§ Work to be completed: All the data should be repeated exactly. Any image in it is left out.

§ Recorded information:

++++++

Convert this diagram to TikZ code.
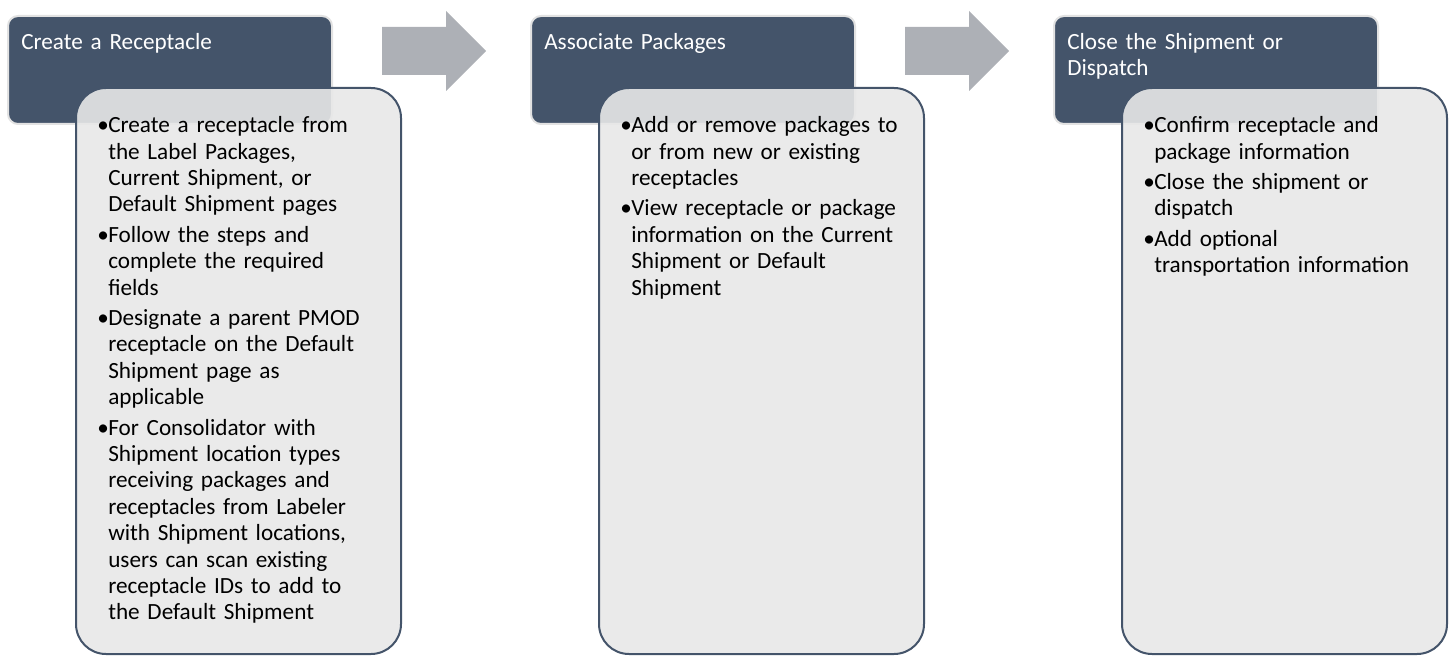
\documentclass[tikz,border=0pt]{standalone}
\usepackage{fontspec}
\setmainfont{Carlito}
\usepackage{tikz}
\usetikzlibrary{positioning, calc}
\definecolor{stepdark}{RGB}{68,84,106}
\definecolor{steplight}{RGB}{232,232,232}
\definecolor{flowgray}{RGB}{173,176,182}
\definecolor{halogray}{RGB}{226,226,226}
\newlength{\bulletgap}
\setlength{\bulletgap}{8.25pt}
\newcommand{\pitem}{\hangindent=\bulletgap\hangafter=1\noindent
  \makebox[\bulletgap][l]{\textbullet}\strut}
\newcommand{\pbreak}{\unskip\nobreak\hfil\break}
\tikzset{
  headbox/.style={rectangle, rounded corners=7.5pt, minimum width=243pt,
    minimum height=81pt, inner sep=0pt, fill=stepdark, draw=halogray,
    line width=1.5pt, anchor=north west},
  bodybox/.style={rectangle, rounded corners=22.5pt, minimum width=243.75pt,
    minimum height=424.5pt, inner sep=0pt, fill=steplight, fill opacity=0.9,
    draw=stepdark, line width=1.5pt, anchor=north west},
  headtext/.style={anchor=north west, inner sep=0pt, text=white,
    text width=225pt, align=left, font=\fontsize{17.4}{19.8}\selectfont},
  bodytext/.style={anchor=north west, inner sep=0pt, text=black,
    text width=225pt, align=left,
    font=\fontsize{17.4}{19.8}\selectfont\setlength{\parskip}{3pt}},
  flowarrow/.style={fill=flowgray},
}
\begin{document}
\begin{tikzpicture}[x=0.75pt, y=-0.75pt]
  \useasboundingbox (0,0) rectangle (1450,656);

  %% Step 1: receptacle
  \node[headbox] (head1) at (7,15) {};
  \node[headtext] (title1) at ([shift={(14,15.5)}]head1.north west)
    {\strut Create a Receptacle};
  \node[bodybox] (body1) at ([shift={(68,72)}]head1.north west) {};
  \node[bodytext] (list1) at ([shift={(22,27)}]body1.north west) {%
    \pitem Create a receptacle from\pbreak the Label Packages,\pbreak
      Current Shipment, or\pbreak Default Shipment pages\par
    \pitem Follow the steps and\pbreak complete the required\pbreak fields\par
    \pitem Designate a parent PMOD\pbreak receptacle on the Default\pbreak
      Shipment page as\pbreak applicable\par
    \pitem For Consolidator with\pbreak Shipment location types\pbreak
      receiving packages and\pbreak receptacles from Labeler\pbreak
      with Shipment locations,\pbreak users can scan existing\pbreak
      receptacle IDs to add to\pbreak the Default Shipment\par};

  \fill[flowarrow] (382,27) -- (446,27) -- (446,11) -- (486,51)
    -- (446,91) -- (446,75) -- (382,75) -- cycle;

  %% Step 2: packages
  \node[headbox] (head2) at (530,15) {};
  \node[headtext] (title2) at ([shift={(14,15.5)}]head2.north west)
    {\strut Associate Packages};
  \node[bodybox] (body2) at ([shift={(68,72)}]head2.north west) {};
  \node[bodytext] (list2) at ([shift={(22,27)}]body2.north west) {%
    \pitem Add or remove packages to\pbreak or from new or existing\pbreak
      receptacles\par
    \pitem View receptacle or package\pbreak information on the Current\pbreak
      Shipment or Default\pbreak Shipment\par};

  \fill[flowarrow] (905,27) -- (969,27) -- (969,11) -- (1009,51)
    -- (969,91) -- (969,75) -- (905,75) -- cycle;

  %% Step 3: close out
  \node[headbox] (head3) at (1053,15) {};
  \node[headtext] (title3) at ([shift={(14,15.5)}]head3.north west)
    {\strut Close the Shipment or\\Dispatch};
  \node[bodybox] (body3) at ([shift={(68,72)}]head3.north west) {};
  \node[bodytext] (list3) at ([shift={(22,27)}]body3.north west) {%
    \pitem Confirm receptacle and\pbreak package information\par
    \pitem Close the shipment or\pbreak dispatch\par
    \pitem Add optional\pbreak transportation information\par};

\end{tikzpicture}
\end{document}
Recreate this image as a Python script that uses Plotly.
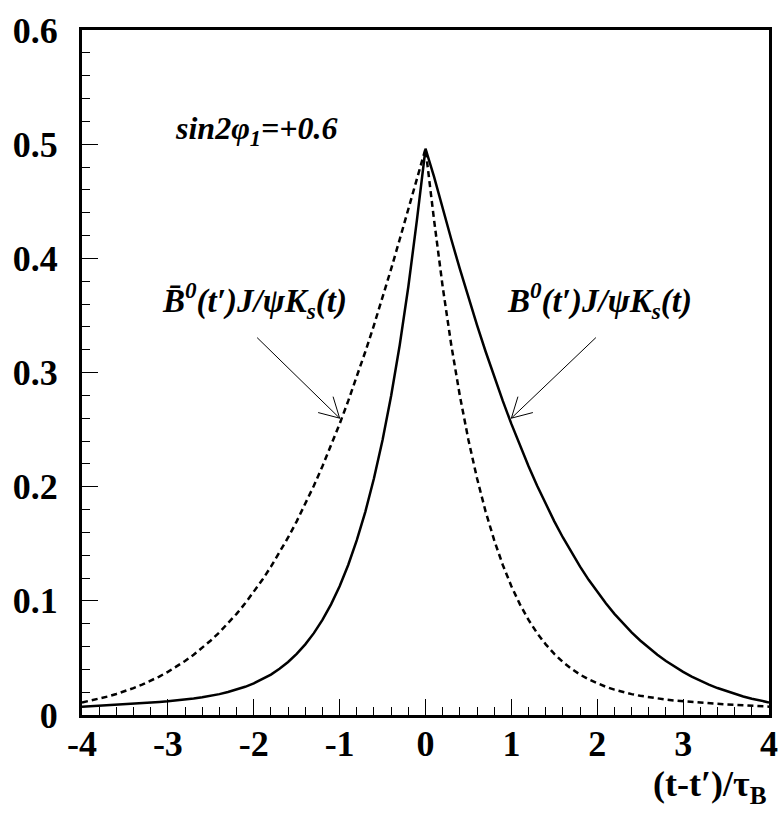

++++++

§ Reply to the task:
Convert this diagram to TikZ code.
\documentclass[tikz,border=0pt]{standalone}
\usepackage{fontspec}
\setmainfont{Carlito}
\usepackage{tikz}
\usetikzlibrary{positioning, calc}
\definecolor{stepdark}{RGB}{68,84,106}
\definecolor{steplight}{RGB}{232,232,232}
\definecolor{flowgray}{RGB}{173,176,182}
\definecolor{halogray}{RGB}{226,226,226}
\newlength{\bulletgap}
\setlength{\bulletgap}{8.25pt}
\newcommand{\pitem}{\hangindent=\bulletgap\hangafter=1\noindent
  \makebox[\bulletgap][l]{\textbullet}\strut}
\newcommand{\pbreak}{\unskip\nobreak\hfil\break}
\tikzset{
  headbox/.style={rectangle, rounded corners=7.5pt, minimum width=243pt,
    minimum height=81pt, inner sep=0pt, fill=stepdark, draw=halogray,
    line width=1.5pt, anchor=north west},
  bodybox/.style={rectangle, rounded corners=22.5pt, minimum width=243.75pt,
    minimum height=424.5pt, inner sep=0pt, fill=steplight, fill opacity=0.9,
    draw=stepdark, line width=1.5pt, anchor=north west},
  headtext/.style={anchor=north west, inner sep=0pt, text=white,
    text width=225pt, align=left, font=\fontsize{17.4}{19.8}\selectfont},
  bodytext/.style={anchor=north west, inner sep=0pt, text=black,
    text width=225pt, align=left,
    font=\fontsize{17.4}{19.8}\selectfont\setlength{\parskip}{3pt}},
  flowarrow/.style={fill=flowgray},
}
\begin{document}
\begin{tikzpicture}[x=0.75pt, y=-0.75pt]
  \useasboundingbox (0,0) rectangle (1450,656);

  %% Step 1: receptacle
  \node[headbox] (head1) at (7,15) {};
  \node[headtext] (title1) at ([shift={(14,15.5)}]head1.north west)
    {\strut Create a Receptacle};
  \node[bodybox] (body1) at ([shift={(68,72)}]head1.north west) {};
  \node[bodytext] (list1) at ([shift={(22,27)}]body1.north west) {%
    \pitem Create a receptacle from\pbreak the Label Packages,\pbreak
      Current Shipment, or\pbreak Default Shipment pages\par
    \pitem Follow the steps and\pbreak complete the required\pbreak fields\par
    \pitem Designate a parent PMOD\pbreak receptacle on the Default\pbreak
      Shipment page as\pbreak applicable\par
    \pitem For Consolidator with\pbreak Shipment location types\pbreak
      receiving packages and\pbreak receptacles from Labeler\pbreak
      with Shipment locations,\pbreak users can scan existing\pbreak
      receptacle IDs to add to\pbreak the Default Shipment\par};

  \fill[flowarrow] (382,27) -- (446,27) -- (446,11) -- (486,51)
    -- (446,91) -- (446,75) -- (382,75) -- cycle;

  %% Step 2: packages
  \node[headbox] (head2) at (530,15) {};
  \node[headtext] (title2) at ([shift={(14,15.5)}]head2.north west)
    {\strut Associate Packages};
  \node[bodybox] (body2) at ([shift={(68,72)}]head2.north west) {};
  \node[bodytext] (list2) at ([shift={(22,27)}]body2.north west) {%
    \pitem Add or remove packages to\pbreak or from new or existing\pbreak
      receptacles\par
    \pitem View receptacle or package\pbreak information on the Current\pbreak
      Shipment or Default\pbreak Shipment\par};

  \fill[flowarrow] (905,27) -- (969,27) -- (969,11) -- (1009,51)
    -- (969,91) -- (969,75) -- (905,75) -- cycle;

  %% Step 3: close out
  \node[headbox] (head3) at (1053,15) {};
  \node[headtext] (title3) at ([shift={(14,15.5)}]head3.north west)
    {\strut Close the Shipment or\\Dispatch};
  \node[bodybox] (body3) at ([shift={(68,72)}]head3.north west) {};
  \node[bodytext] (list3) at ([shift={(22,27)}]body3.north west) {%
    \pitem Confirm receptacle and\pbreak package information\par
    \pitem Close the shipment or\pbreak dispatch\par
    \pitem Add optional\pbreak transportation information\par};

\end{tikzpicture}
\end{document}
Recreate this image as a Python script that uses Plotly.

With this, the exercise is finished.